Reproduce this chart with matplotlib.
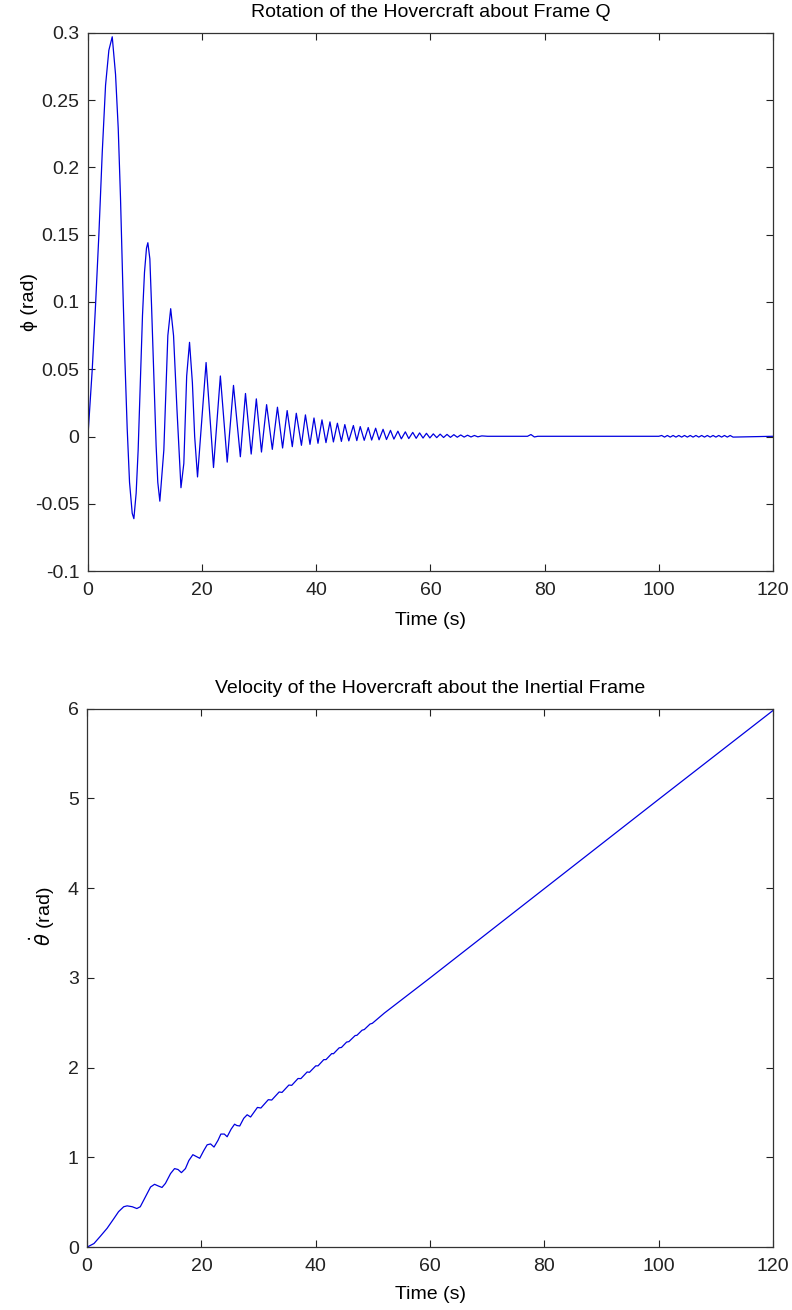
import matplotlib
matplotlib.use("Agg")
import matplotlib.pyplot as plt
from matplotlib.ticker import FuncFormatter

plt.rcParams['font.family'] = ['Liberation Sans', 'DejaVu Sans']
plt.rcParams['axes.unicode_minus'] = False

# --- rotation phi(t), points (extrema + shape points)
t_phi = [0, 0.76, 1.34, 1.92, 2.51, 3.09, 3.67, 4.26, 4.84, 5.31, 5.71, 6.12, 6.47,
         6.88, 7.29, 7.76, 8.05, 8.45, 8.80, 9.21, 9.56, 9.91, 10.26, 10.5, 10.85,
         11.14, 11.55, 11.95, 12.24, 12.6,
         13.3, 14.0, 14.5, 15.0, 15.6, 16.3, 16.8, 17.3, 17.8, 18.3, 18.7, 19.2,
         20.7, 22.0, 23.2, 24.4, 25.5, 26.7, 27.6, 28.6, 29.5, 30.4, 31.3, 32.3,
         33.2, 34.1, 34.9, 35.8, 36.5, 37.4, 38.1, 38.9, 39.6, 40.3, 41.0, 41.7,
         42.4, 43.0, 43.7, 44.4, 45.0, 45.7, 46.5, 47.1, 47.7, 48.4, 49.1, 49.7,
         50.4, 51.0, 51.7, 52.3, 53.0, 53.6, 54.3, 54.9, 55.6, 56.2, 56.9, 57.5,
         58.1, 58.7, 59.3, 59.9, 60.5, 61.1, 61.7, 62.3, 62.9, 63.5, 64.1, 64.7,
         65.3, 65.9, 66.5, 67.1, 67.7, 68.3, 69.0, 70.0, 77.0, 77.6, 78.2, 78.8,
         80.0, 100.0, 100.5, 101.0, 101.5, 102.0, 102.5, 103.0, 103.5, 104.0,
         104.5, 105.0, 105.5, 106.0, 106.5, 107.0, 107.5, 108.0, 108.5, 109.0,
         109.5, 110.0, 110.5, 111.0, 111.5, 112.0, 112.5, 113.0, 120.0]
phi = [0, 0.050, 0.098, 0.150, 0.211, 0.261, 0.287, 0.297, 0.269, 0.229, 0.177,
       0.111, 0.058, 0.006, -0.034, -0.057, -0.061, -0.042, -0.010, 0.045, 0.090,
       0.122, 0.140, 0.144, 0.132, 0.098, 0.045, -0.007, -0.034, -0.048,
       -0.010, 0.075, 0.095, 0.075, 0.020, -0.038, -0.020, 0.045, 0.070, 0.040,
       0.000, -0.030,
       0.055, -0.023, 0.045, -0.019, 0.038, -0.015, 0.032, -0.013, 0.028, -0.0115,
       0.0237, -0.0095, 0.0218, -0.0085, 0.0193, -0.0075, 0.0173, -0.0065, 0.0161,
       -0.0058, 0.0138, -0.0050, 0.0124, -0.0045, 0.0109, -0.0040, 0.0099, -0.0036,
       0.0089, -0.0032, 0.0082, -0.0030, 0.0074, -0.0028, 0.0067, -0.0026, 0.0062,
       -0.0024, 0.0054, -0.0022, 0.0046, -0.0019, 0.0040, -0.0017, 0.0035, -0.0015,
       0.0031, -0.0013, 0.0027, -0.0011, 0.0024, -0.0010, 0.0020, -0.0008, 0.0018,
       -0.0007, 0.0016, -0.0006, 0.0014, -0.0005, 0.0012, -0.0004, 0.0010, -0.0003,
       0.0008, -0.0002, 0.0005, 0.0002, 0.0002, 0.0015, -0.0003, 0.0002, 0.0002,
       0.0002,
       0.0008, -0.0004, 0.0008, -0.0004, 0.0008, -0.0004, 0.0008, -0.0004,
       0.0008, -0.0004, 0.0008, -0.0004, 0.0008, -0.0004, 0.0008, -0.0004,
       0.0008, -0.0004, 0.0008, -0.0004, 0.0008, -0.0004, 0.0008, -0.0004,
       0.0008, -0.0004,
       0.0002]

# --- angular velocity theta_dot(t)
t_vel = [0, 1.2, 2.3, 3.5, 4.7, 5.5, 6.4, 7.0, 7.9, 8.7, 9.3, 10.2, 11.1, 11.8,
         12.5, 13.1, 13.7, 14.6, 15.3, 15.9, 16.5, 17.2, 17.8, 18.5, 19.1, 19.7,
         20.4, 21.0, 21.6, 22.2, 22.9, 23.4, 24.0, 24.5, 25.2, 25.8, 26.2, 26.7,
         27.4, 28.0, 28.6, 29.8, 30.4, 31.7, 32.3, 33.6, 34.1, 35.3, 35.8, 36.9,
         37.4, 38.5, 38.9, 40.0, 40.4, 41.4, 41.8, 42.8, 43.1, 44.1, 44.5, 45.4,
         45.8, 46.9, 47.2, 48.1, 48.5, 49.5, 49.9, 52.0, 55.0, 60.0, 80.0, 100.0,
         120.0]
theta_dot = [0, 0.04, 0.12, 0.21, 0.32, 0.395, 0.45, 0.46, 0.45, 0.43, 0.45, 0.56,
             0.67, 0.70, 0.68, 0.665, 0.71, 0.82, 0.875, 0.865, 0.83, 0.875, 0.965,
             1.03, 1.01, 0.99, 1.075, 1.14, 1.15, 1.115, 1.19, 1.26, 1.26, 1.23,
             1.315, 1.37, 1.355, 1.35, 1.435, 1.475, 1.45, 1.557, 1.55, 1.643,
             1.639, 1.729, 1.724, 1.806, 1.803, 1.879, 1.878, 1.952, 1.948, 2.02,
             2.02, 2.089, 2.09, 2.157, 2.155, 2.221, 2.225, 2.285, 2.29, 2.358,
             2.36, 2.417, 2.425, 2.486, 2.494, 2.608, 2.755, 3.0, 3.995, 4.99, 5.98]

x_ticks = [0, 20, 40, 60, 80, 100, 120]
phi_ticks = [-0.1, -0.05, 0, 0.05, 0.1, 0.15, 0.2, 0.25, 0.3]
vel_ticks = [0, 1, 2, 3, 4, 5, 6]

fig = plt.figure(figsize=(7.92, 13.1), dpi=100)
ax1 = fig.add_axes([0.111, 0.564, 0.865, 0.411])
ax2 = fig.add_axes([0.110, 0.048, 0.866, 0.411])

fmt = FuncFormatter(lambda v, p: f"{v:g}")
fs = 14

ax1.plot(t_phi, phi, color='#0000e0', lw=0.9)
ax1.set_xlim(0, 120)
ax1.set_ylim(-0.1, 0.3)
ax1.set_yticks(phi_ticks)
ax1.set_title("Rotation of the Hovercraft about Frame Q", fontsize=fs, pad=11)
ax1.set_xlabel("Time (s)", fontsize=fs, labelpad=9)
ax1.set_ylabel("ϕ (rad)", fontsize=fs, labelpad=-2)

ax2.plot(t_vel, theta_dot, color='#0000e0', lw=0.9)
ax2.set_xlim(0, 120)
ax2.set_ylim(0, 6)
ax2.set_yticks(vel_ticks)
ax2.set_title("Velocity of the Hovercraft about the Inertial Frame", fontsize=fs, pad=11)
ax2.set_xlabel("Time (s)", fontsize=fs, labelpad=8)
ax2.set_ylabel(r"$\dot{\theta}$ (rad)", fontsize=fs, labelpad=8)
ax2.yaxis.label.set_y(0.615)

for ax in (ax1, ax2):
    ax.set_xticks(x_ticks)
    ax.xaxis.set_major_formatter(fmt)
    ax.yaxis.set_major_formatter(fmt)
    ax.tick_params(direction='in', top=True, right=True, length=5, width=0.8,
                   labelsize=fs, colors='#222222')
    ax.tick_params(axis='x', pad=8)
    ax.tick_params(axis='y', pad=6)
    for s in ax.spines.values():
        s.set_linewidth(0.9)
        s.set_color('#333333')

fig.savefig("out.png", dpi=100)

::::

# Exercise prompt
Write out the lines from the start of the material to the line with "plt.rcParams['axes.unicode_minus'] = False", inclusive and exactly. Skip the pictures.

# Result for this exercise
Reproduce this chart with matplotlib.
import matplotlib
matplotlib.use("Agg")
import matplotlib.pyplot as plt
from matplotlib.ticker import FuncFormatter

plt.rcParams['font.family'] = ['Liberation Sans', 'DejaVu Sans']
plt.rcParams['axes.unicode_minus'] = False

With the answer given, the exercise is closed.